In September of 1974, we were at the Motorcycle and Bicycle Show of Cologne (Germany) where we met who turned out to be our German importer for more than twenty years. From that moment 80-90% of our production was destined for exportation.
That first model R2 folding scooter, known in Germany by the commercial name of Paperino (= Donald Duck), has today become a sort of cult object among antique motorcycle enthusiasts. It had a single gear Franco Morini engine.
In 1979 the R2 model was replaced by the R7 model which had an engine built by us, because it was more adapted to the needs of our folding scooter, fitting a variable speed system. Therefore the R7 model had vastly improved drive characteristics over that of the R2 model.
Over the years, this scooter has been continually improved. Its possibilities of use are many: as a backup vehicle on a camper, on a boat, in an automobile, as a service vehicle for the delivery and pick-up of rental cars, etc. It has also been used as an auxiliary vehicle on board the helicopters of the Italian National Police. The model currently in production is the model R7E.
The bicycles have also evolved: after the Avia model came the R20 in 1980, the R50 in 1984, the R6 in 1991, the R4 in 1995 and then the R5 and the R21, this last one with 20” wheels. The production of the R24 model began in 2005, a bicycle that is even more compact when folded (as a matter of fact, the smallest on the market), lighter and easier to fold.
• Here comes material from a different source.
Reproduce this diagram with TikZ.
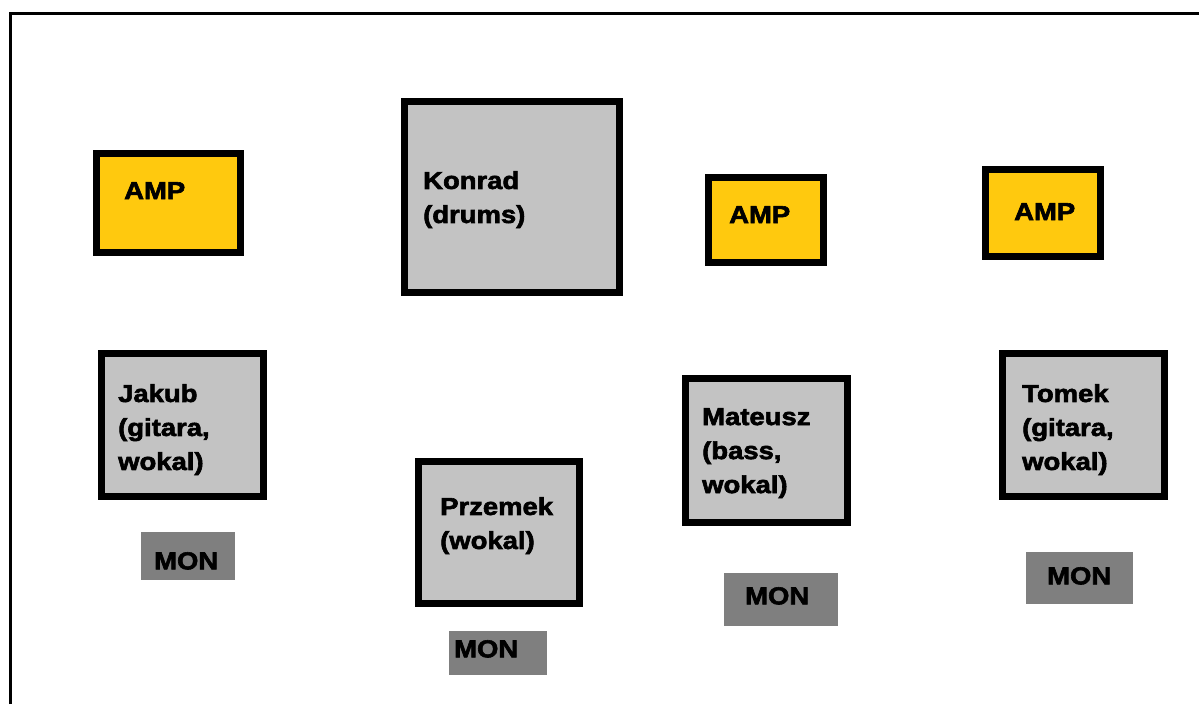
\documentclass[tikz,border=0pt]{standalone}
\usepackage{fontspec}
\setmainfont{Liberation Sans}[BoldFeatures={FakeStretch=1.12,FakeBold=2.5}]
\definecolor{ampyellow}{HTML}{FFC90E}
\definecolor{persongray}{HTML}{C3C3C3}
\definecolor{mongray}{HTML}{7F7F7F}
\tikzset{
  ampbox/.style={rectangle, draw=black, line width=7pt, fill=ampyellow, inner sep=0pt},
  personbox/.style={rectangle, draw=black, line width=7pt, fill=persongray, inner sep=0pt},
  monbox/.style={rectangle, draw=none, fill=mongray, inner sep=0pt},
  lbl/.style={anchor=north west, inner sep=0pt, align=left, font=\bfseries\fontsize{24.5pt}{34pt}\selectfont}
}
\begin{document}
\begin{tikzpicture}[x=1pt,y=-1pt]
\useasboundingbox (0,0) rectangle (1199,704);
\fill[white] (0,0) rectangle (1199,704);
\coordinate (fbl) at (10.5,704);
\coordinate (ftl) at (10.5,13.5);
\coordinate (ftr) at (1199,13.5);
\draw[line width=3pt] (fbl) -- (ftl) -- (ftr);

% amplifiers
\node[ampbox, minimum width=144pt, minimum height=99pt] (amp1) at (168.5,203) {};
\node[lbl] (amp1t) at (124,182) {AMP};
\node[ampbox, minimum width=115pt, minimum height=85pt] (amp2) at (766,220) {};
\node[lbl] (amp2t) at (729,206) {AMP};
\node[ampbox, minimum width=115pt, minimum height=87pt] (amp3) at (1043,213) {};
\node[lbl] (amp3t) at (1014,203) {AMP};

% musicians
\node[personbox, minimum width=215pt, minimum height=191pt] (konrad) at (512,197) {};
\node[lbl] (konradt) at (423,171) {Konrad\\(drums)};
\node[personbox, minimum width=162pt, minimum height=143pt] (jakub) at (182.5,425) {};
\node[lbl] (jakubt) at (118,384) {Jakub\\(gitara,\\wokal)};
\node[personbox, minimum width=161pt, minimum height=142pt] (przemek) at (499,532.5) {};
\node[lbl] (przemekt) at (440,497) {Przemek\\(wokal)};
\node[personbox, minimum width=162pt, minimum height=144pt] (mateusz) at (766.5,450.5) {};
\node[lbl] (mateuszt) at (702,408) {Mateusz\\(bass,\\wokal)};
\node[personbox, minimum width=162pt, minimum height=143pt] (tomek) at (1083.5,425) {};
\node[lbl] (tomekt) at (1022,384) {Tomek\\(gitara,\\wokal)};

% monitors
\node[monbox, minimum width=94pt, minimum height=48pt] (mon1) at (188,556) {};
\node[lbl] (mon1t) at (154,552) {MON};
\node[monbox, minimum width=98pt, minimum height=44pt] (mon2) at (498,653) {};
\node[lbl] (mon2t) at (454,640) {MON};
\node[monbox, minimum width=114pt, minimum height=53pt] (mon3) at (781,599.5) {};
\node[lbl] (mon3t) at (745,587) {MON};
\node[monbox, minimum width=107pt, minimum height=52pt] (mon4) at (1079.5,578) {};
\node[lbl] (mon4t) at (1047,567) {MON};
\end{tikzpicture}
\end{document}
In 2000 we began production of an innovative, patented pedal tricycle. The current version is the R32 model. We have the only foldable tricycle available on the market. It can be folded in 5 seconds with three very simple steps. It is also very simple and quick to return it to being a comfortable tricycle that is very useful for people that have difficulty using a bicycle, for the elderly who wish to stay fit, for people with mild physical handicaps or for people who simply want a different means for pedalling.
But the interests of Mr. Di Blasi are not limited to folding vehicles. The sores that formed on a family member who has been confined to bed for a long time, suggested the idea of an innovative anti-bedsore bed. It was created in 1993. It was made of a series of 18 independent elements, all easily removable and some vertically movable in order to alternatingly leave free the parts of the body subject to the formation of bedsores. The periodic interruption of pressure on the corresponding parts of the body as well as their ventilation not only prevents the formation of bedsores but allows those that have previously formed to heal more rapidly.
The future? We have many projects in the works, but for obvious reasons, we cannot reveal them. We can only say that, as always, they will be original and innovative. We can however allude only to a folding tricycle with an electric motor that has some improved upon ideas from the old DIBLA 7.
And finally for the curiosity of our readers, we show the photo of Mr. Rosario on his 90th birthday, surrounded by the employees of our company.
Mr Rosario Di Blasi died on Christmas Day 2008.
He was 99 years old but his spirit was young until the end.